I would have expected the Democratic National Convention to have provided President Obama with a larger phony bump. The effect was modest:
|Query String||Hit Count||Change Since
|"Barack Obama" phony||6,270,000||+190,000|
|"Mitt Romney" phony||1,570,000||+80,000|
|"Gary Johnson" phony||440,000||-10,000|
In an interview with Bill O'Reilly, Senator John McCain
offered some advice to the Romney campaign. Including:
"You got to let the folks know who you are in a sincere way. It's not a phony political deal," McCain said, offering some advice on what he's learned himself as a two-time Republican presidential candidate.
Pun Salad will offer additional advice to the Romney campaign: politely but firmly decline to take advice from John McCain.
The DNC inspired
Doan to reminisce about Obama's acceptance speech four years ago:
Four years ago, Barack Obama chose to use ten, grandiose, Greek columns as the backdrop for his speech at the 2008 Democratic National Convention in Denver. The staging was a rather clumsy effort to substitute showmanship and theatre to help disguise Mr. Obama's hostility towards American enterprise.
What many Americans watching the Obama speech four years ago may not have realized was that Obama's fake Greek columns were a bad omen of things to come. Mr. Obama was about to put the United States on the same economic path as Greece.
That's not a difficult point to make.
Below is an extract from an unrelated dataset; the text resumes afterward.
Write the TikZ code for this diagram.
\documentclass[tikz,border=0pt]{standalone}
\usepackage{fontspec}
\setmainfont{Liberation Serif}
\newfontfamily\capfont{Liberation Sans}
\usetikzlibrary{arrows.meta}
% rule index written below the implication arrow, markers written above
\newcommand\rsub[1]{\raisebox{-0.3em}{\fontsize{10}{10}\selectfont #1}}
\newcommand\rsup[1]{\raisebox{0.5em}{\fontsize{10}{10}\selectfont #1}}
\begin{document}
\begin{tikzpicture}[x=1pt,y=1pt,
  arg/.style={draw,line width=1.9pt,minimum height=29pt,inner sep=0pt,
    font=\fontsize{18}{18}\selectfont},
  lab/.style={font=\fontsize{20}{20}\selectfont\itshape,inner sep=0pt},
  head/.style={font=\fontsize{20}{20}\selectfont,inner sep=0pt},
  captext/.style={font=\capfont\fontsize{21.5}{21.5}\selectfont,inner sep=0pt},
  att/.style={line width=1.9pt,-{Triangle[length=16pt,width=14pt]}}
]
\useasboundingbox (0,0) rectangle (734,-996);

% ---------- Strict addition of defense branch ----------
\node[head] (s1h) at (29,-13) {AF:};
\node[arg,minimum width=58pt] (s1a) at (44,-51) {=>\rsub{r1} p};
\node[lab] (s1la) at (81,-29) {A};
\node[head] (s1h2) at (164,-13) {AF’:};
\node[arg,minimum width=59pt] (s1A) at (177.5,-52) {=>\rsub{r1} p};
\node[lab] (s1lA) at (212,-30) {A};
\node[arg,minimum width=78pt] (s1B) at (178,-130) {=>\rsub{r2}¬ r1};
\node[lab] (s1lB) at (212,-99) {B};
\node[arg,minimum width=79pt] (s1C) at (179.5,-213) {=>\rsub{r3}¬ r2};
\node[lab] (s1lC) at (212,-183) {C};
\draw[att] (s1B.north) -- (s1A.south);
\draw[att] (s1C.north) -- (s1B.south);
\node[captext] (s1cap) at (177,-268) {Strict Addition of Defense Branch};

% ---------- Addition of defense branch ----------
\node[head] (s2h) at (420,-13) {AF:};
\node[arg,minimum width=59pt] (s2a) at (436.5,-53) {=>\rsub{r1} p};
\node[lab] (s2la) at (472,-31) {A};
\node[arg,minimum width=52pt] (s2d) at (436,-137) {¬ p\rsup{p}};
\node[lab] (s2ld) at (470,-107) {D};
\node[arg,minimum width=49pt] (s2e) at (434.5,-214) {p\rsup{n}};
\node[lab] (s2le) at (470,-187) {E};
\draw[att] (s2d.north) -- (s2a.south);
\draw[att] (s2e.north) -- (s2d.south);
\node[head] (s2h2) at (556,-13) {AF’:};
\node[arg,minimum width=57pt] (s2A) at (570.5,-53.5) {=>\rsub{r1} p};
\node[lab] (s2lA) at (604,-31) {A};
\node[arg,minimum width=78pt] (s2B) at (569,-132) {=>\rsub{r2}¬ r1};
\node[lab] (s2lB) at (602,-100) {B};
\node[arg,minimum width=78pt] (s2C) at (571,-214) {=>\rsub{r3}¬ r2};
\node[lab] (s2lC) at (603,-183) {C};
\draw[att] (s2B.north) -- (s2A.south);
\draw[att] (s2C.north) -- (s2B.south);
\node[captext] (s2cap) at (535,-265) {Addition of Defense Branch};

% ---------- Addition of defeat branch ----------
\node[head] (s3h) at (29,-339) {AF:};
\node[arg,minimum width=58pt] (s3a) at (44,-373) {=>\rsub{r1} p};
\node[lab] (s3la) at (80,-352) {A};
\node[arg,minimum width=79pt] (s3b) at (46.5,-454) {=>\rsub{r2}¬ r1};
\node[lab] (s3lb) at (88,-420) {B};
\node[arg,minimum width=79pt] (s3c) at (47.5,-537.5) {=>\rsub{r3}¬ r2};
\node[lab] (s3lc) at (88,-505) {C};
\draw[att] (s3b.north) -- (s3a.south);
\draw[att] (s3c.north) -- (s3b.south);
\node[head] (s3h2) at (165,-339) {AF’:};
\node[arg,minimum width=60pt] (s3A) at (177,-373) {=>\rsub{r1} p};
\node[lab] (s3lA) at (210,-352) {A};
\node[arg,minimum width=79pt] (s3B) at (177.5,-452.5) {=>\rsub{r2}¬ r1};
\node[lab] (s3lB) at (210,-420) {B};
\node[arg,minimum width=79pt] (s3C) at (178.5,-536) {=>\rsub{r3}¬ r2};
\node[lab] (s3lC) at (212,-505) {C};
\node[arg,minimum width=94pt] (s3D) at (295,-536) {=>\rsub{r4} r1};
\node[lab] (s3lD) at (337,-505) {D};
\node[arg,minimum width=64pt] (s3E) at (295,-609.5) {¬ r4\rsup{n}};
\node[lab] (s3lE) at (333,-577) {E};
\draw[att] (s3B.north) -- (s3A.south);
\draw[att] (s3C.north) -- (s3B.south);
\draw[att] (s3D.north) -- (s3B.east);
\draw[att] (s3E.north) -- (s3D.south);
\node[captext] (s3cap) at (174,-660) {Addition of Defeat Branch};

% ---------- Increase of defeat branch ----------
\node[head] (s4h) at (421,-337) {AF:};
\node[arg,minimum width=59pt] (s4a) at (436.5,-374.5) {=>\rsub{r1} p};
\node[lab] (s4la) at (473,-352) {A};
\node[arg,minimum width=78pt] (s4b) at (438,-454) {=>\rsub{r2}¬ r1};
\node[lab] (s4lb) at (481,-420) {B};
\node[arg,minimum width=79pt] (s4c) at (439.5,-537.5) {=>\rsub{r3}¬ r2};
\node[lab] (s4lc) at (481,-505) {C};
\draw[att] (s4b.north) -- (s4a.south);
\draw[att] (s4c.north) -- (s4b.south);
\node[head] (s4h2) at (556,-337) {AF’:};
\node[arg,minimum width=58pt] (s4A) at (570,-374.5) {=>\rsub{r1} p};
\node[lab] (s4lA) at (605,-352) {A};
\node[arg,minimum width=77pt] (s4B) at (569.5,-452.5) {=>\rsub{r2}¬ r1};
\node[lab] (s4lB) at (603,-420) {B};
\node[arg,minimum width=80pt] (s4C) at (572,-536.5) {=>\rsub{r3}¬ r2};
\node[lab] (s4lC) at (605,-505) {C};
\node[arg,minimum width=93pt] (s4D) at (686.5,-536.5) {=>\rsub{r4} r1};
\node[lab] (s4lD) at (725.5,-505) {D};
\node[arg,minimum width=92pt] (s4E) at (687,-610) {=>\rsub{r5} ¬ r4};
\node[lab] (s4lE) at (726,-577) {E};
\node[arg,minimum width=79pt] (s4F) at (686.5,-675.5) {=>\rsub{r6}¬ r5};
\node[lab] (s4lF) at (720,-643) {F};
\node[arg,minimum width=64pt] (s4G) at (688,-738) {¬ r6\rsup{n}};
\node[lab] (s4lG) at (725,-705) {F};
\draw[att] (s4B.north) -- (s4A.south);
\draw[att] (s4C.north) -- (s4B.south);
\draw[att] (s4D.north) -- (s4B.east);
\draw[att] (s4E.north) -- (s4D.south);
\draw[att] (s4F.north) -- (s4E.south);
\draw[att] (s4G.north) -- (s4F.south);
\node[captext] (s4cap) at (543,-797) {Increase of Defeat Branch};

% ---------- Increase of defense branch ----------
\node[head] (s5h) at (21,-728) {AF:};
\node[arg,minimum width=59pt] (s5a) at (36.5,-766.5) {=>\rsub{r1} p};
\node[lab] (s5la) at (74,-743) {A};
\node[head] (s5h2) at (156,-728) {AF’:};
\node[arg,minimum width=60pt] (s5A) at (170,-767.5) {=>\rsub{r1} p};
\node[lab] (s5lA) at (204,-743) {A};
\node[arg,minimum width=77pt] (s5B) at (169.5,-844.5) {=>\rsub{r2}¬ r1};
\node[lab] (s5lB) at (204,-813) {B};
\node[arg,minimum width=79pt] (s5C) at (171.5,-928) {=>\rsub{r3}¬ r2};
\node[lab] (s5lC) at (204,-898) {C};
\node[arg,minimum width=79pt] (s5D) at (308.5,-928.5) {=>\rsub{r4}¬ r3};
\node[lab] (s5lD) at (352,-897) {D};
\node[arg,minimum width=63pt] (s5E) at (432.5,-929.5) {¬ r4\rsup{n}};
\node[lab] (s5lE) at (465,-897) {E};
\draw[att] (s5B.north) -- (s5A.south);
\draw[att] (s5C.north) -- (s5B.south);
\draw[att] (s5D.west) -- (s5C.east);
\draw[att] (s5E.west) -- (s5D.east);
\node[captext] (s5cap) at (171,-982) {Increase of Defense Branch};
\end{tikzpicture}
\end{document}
Will Romney be able to make it?
Democrats used to bill themselves as "reality-based", but David Harsanyi saw little evidence of that
at the DNC.
Government is the only thing we all belong to--but, don't worry, you won't have to pay for any of it. That about sums up the Democratic National Convention's case to America, a place where whatever isn't handed to you is actually just being taken away.
Or as Bastiat put it:
"Government is the great fiction through which everybody endeavors to live at the expense of everybody else."
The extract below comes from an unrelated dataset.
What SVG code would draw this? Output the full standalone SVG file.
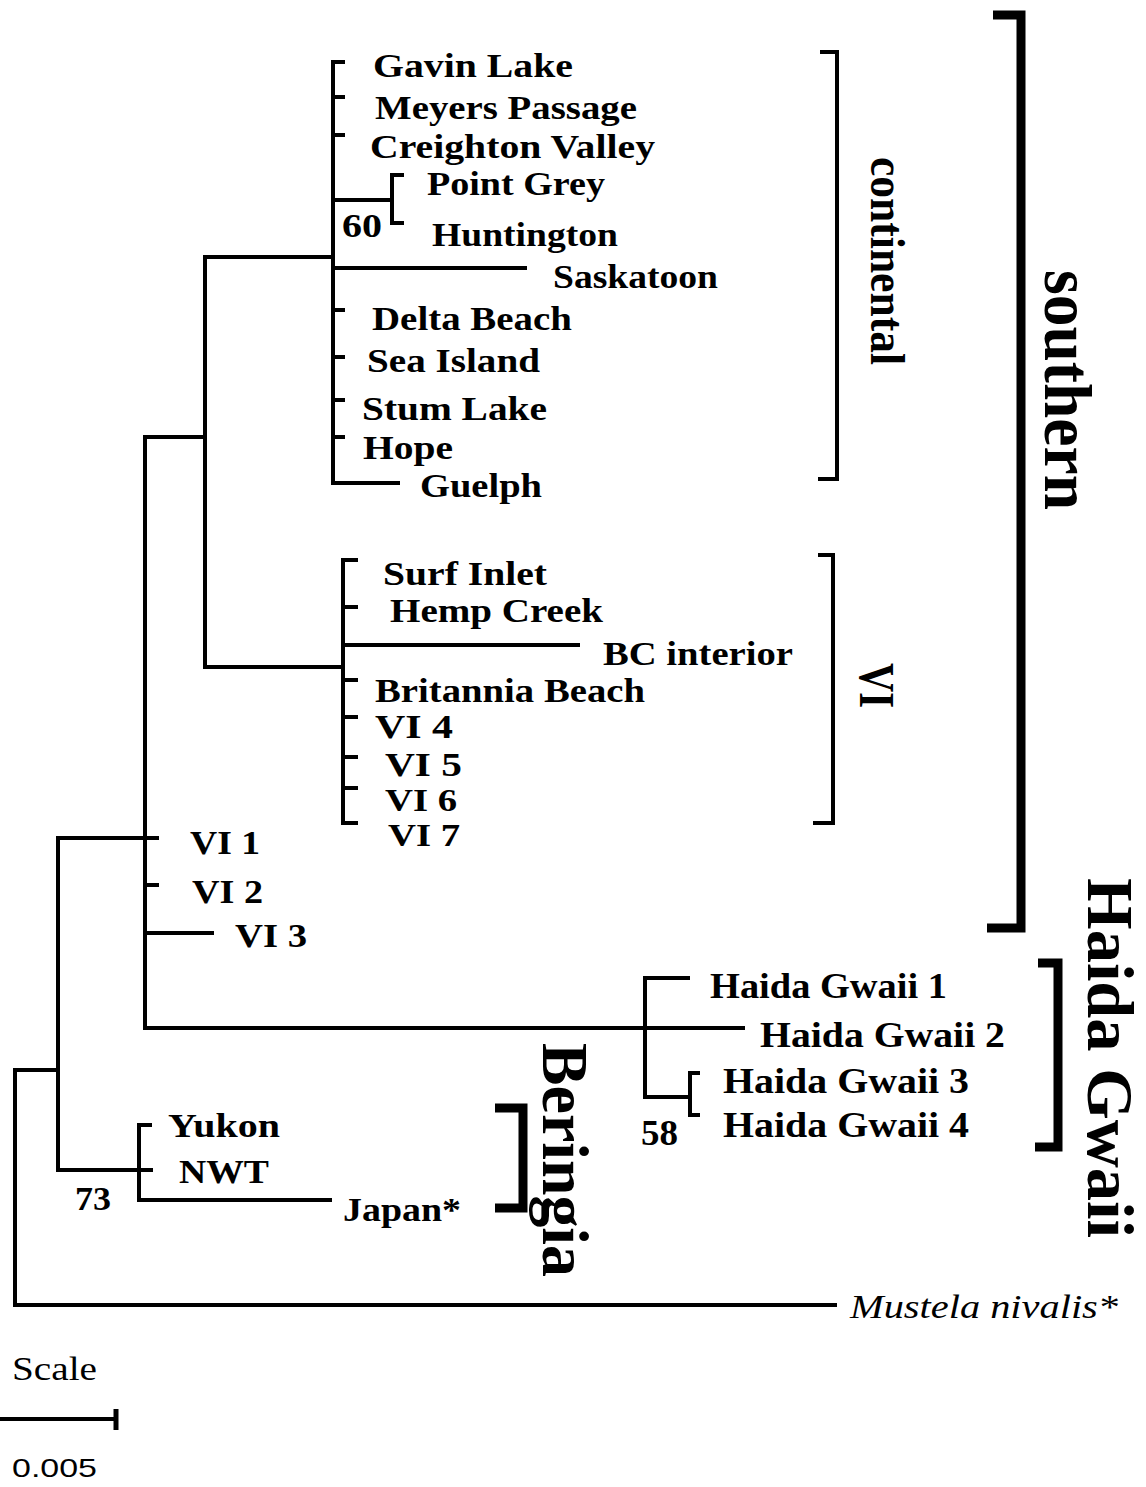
<svg xmlns="http://www.w3.org/2000/svg" width="1146" height="1487" viewBox="0 0 1146 1487">
<style>
.br{fill:none;stroke:#000;stroke-width:4;stroke-linecap:square}
.bk{fill:none;stroke:#000;stroke-width:4;stroke-linejoin:miter}
.bkt{fill:none;stroke:#000;stroke-width:9;stroke-linejoin:miter}
.lb{font-family:"Liberation Serif","Times New Roman",serif;font-weight:bold;font-size:34px;fill:#000}
.hg{font-size:35px}
.sm{font-size:31px}
.big{font-family:"Liberation Serif","Times New Roman",serif;font-weight:bold;fill:#000}
.reg{font-family:"Liberation Serif","Times New Roman",serif;font-size:34px;fill:#000}
</style>
<rect width="1146" height="1487" fill="#fff"/>
<g id="connectors">
<path class="br" d="M333,62V483M333,62H343M333,97H343M333,135H343M333,200H392M392,175V223M392,175H402M392,223H402M333,268H525M205,257H333M333,310H343M333,357H343M333,400H343M333,437H343M333,483H398"/>
<path class="br" d="M205,257V667M205,667H343M145,437H205"/>
<path class="br" d="M343,560V823M343,560H356M343,607H356M343,645H578M343,680H356M343,717H356M343,757H356M343,788H356M343,823H356"/>
<path class="br" d="M145,437V1028M58,838H157M145,885H157M145,933H212M145,1028H743"/>
<path class="br" d="M645,978V1097M645,978H688M645,1097H690M690,1073V1115M690,1073H698M690,1115H698"/>
<path class="br" d="M58,838V1170M58,1170H151M139,1125V1200M139,1125H150M139,1200H330"/>
<path class="br" d="M15,1070H58M15,1070V1305M15,1305H835"/>
</g>
<g id="brackets">
<path id="br-continental" class="bk" d="M820,52H837V479H818"/>
<path id="br-southern" class="bkt" d="M993,15H1021V928H987"/>
<path id="br-VI" class="bk" d="M818,555H833V823H813"/>
<path id="br-haida" class="bkt" d="M1038,963H1058V1147H1035"/>
<path id="br-beringia" class="bkt" d="M495,1108H523V1208H495"/>
</g>
<g id="taxa">
<g id="n-gavin"><text class="lb" x="373" y="77" textLength="200" lengthAdjust="spacingAndGlyphs">Gavin Lake</text></g>
<g id="n-meyers"><text class="lb" x="375" y="119" textLength="262" lengthAdjust="spacingAndGlyphs">Meyers Passage</text></g>
<g id="n-creighton"><text class="lb" x="370" y="158" textLength="285" lengthAdjust="spacingAndGlyphs">Creighton Valley</text></g>
<g id="n-pointgrey"><text class="lb" x="427" y="195" textLength="178" lengthAdjust="spacingAndGlyphs">Point Grey</text></g>
<g id="n-huntington"><text class="lb" x="432" y="246" textLength="186" lengthAdjust="spacingAndGlyphs">Huntington</text></g>
<g id="b-60"><text class="lb" x="342" y="237" textLength="40" lengthAdjust="spacingAndGlyphs">60</text></g>
<g id="n-saskatoon"><text class="lb" x="553" y="288" textLength="165" lengthAdjust="spacingAndGlyphs">Saskatoon</text></g>
<g id="n-delta"><text class="lb" x="372" y="330" textLength="200" lengthAdjust="spacingAndGlyphs">Delta Beach</text></g>
<g id="n-seaisland"><text class="lb" x="367" y="372" textLength="173" lengthAdjust="spacingAndGlyphs">Sea Island</text></g>
<g id="n-stum"><text class="lb" x="362" y="420" textLength="185" lengthAdjust="spacingAndGlyphs">Stum Lake</text></g>
<g id="n-hope"><text class="lb" x="363" y="459" textLength="90" lengthAdjust="spacingAndGlyphs">Hope</text></g>
<g id="n-guelph"><text class="lb" x="420" y="497" textLength="122" lengthAdjust="spacingAndGlyphs">Guelph</text></g>
<g id="n-surf"><text class="lb" x="383" y="585" textLength="164" lengthAdjust="spacingAndGlyphs">Surf Inlet</text></g>
<g id="n-hemp"><text class="lb" x="390" y="622" textLength="213" lengthAdjust="spacingAndGlyphs">Hemp Creek</text></g>
<g id="n-bcinterior"><text class="lb" x="603" y="665" textLength="190" lengthAdjust="spacingAndGlyphs">BC interior</text></g>
<g id="n-britannia"><text class="lb" x="375" y="702" textLength="270" lengthAdjust="spacingAndGlyphs">Britannia Beach</text></g>
<g id="n-vi4"><text class="lb" x="375" y="738" textLength="78" lengthAdjust="spacingAndGlyphs">VI 4</text></g>
<g id="n-vi5"><text class="lb" x="385" y="776" textLength="77" lengthAdjust="spacingAndGlyphs">VI 5</text></g>
<g id="n-vi6"><text class="lb sm" x="385" y="811" textLength="72" lengthAdjust="spacingAndGlyphs">VI 6</text></g>
<g id="n-vi7"><text class="lb sm" x="388" y="846" textLength="72" lengthAdjust="spacingAndGlyphs">VI 7</text></g>
<g id="n-vi1"><text class="lb" x="190" y="854" textLength="70" lengthAdjust="spacingAndGlyphs">VI 1</text></g>
<g id="n-vi2"><text class="lb" x="192" y="903" textLength="71" lengthAdjust="spacingAndGlyphs">VI 2</text></g>
<g id="n-vi3"><text class="lb" x="235" y="947" textLength="72" lengthAdjust="spacingAndGlyphs">VI 3</text></g>
<g id="n-hg1"><text class="lb hg" x="710" y="998" textLength="237" lengthAdjust="spacingAndGlyphs">Haida Gwaii 1</text></g>
<g id="n-hg2"><text class="lb hg" x="760" y="1047" textLength="245" lengthAdjust="spacingAndGlyphs">Haida Gwaii 2</text></g>
<g id="n-hg3"><text class="lb hg" x="723" y="1093" textLength="246" lengthAdjust="spacingAndGlyphs">Haida Gwaii 3</text></g>
<g id="n-hg4"><text class="lb hg" x="723" y="1137" textLength="246" lengthAdjust="spacingAndGlyphs">Haida Gwaii 4</text></g>
<g id="b-58"><text class="lb hg" x="641" y="1145" textLength="37" lengthAdjust="spacingAndGlyphs">58</text></g>
<g id="n-yukon"><text class="lb" x="168" y="1137" textLength="112" lengthAdjust="spacingAndGlyphs">Yukon</text></g>
<g id="n-nwt"><text class="lb" x="179" y="1183" textLength="90" lengthAdjust="spacingAndGlyphs">NWT</text></g>
<g id="n-japan"><text class="lb" x="343" y="1221" textLength="118" lengthAdjust="spacingAndGlyphs">Japan*</text></g>
<g id="b-73"><text class="lb" x="75" y="1210" textLength="36" lengthAdjust="spacingAndGlyphs">73</text></g>
<g id="n-mustela"><text class="reg" x="850" y="1318" font-style="italic" textLength="268" lengthAdjust="spacingAndGlyphs">Mustela nivalis*</text></g>
</g>
<g id="groups">
<g id="g-continental"><text class="big" font-size="48" transform="translate(871,157) rotate(90)" textLength="208" lengthAdjust="spacingAndGlyphs">continental</text></g>
<g id="g-southern"><text class="big" font-size="68" transform="translate(1045,270) rotate(90)" textLength="240" lengthAdjust="spacingAndGlyphs">southern</text></g>
<g id="g-VI"><text class="big" font-size="50" transform="translate(860,663) rotate(90)" textLength="45" lengthAdjust="spacingAndGlyphs">VI</text></g>
<g id="g-haida"><text class="big" font-size="66" transform="translate(1088,878) rotate(90)" textLength="360" lengthAdjust="spacingAndGlyphs">Haida Gwaii</text></g>
<g id="g-beringia"><text class="big" font-size="66" transform="translate(543,1043) rotate(90)" textLength="234" lengthAdjust="spacingAndGlyphs">Beringia</text></g>
</g>
<g id="scale">
<text class="reg" x="12" y="1380" textLength="85" lengthAdjust="spacingAndGlyphs">Scale</text>
<path class="br" d="M0,1419H116" stroke-linecap="butt"/>
<path d="M116,1409V1430" stroke="#000" stroke-width="5" fill="none"/>
<text x="12" y="1477" font-family="'Liberation Sans',Arial,sans-serif" font-size="26" textLength="85" lengthAdjust="spacingAndGlyphs">0.005</text>
</g>
</svg>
Democrats believe Bastiat's fiction is reality, and that it can actually work.
Some Republicans will, on the other hand, agree with Bastiat. If you get them drunk. And promise not to quote them on the record.
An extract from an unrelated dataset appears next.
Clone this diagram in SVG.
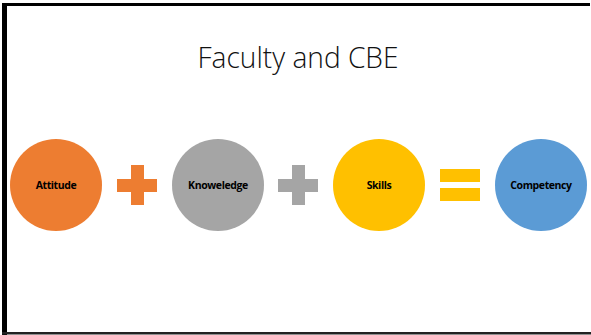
<svg xmlns="http://www.w3.org/2000/svg" width="591" height="335" viewBox="0 0 591 335">
  <style>
    .frame { fill: #000; }
    .title { font-family: "Open Sans", "Liberation Sans", sans-serif; font-weight: 300; font-size: 30px; fill: #111; }
    .label { font-family: "Open Sans", "Liberation Sans", sans-serif; font-weight: 700; font-size: 10.5px; fill: #000; letter-spacing: -0.4px; }
    .orange { fill: #ED7D31; }
    .gray { fill: #A5A5A5; }
    .yellow { fill: #FFC000; }
    .blue { fill: #5B9BD5; }
  </style>
  <rect width="591" height="335" fill="#fff"/>
  <!-- slide frame: thick left and top edges, thin bottom edge -->
  <rect class="frame" x="2" y="3" width="5" height="332"/>
  <rect class="frame" x="2" y="3" width="588" height="3"/>
  <rect x="2" y="332" width="589" height="2.5" fill="#222"/>

  <text class="title" x="298" y="68" text-anchor="middle" textLength="201" lengthAdjust="spacingAndGlyphs">Faculty and CBE</text>

  <g id="attitude">
    <circle class="orange" cx="56" cy="185" r="46"/>
    <text class="label" x="56" y="189" text-anchor="middle">Attitude</text>
  </g>
  <g id="plus-1">
    <rect class="orange" x="131" y="165" width="13" height="40"/>
    <rect class="orange" x="117" y="179" width="40" height="13"/>
  </g>
  <g id="knoweledge">
    <circle class="gray" cx="218" cy="185" r="46"/>
    <text class="label" x="218" y="189" text-anchor="middle">Knoweledge</text>
  </g>
  <g id="plus-2">
    <rect class="gray" x="292" y="165" width="13" height="40"/>
    <rect class="gray" x="278" y="179" width="40" height="13"/>
  </g>
  <g id="skills">
    <circle class="yellow" cx="379" cy="185" r="46"/>
    <text class="label" x="379" y="189" text-anchor="middle">Skills</text>
  </g>
  <g id="equals">
    <rect class="yellow" x="440" y="169" width="40" height="13"/>
    <rect class="yellow" x="440" y="188" width="40" height="13"/>
  </g>
  <g id="competency">
    <circle class="blue" cx="541" cy="185" r="46"/>
    <text class="label" x="541" y="189" text-anchor="middle">Competency</text>
  </g>
  <g id="connectors"/>
</svg>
Bastiat's point is illuminated nowhere more brightly than in the
mainstream discussion of Medicare. Veronique
de Rugy illustrated the sobering if-this-goes-on projections
for costs over the next few decades, including this chart:
You know who's talking honestly about this? Well, there's Veronique and a bunch of cranky libertarians. Republicans and Democrats? Fuhgeddaboudit! Nick Gillespie, writing at Hit&Run:Sadly - and despite mutual invective to the contrary - neither the Dems or the Reps have any real plan for cutting Medicare spending down to size.
Phony rhetoric abounds from the two major parties on the whole
issue of entitlements. For more on the issue, Nicholas
Eberstadt is a must-read. His conclusion:
The U.S. is a very wealthy society. If it so chooses, it has vast resources to squander. And internationally, the dollar is still the world's reserve currency; there remains great scope for financial abuse of that privilege.
Such devices might well postpone the day of fiscal judgment: not so the day of reckoning for American character, which may be sacrificed long before the credibility of the U.S. economy. Some would argue that it is an asset already wasting away before our very eyes.
And on that cheerful note, have a good week!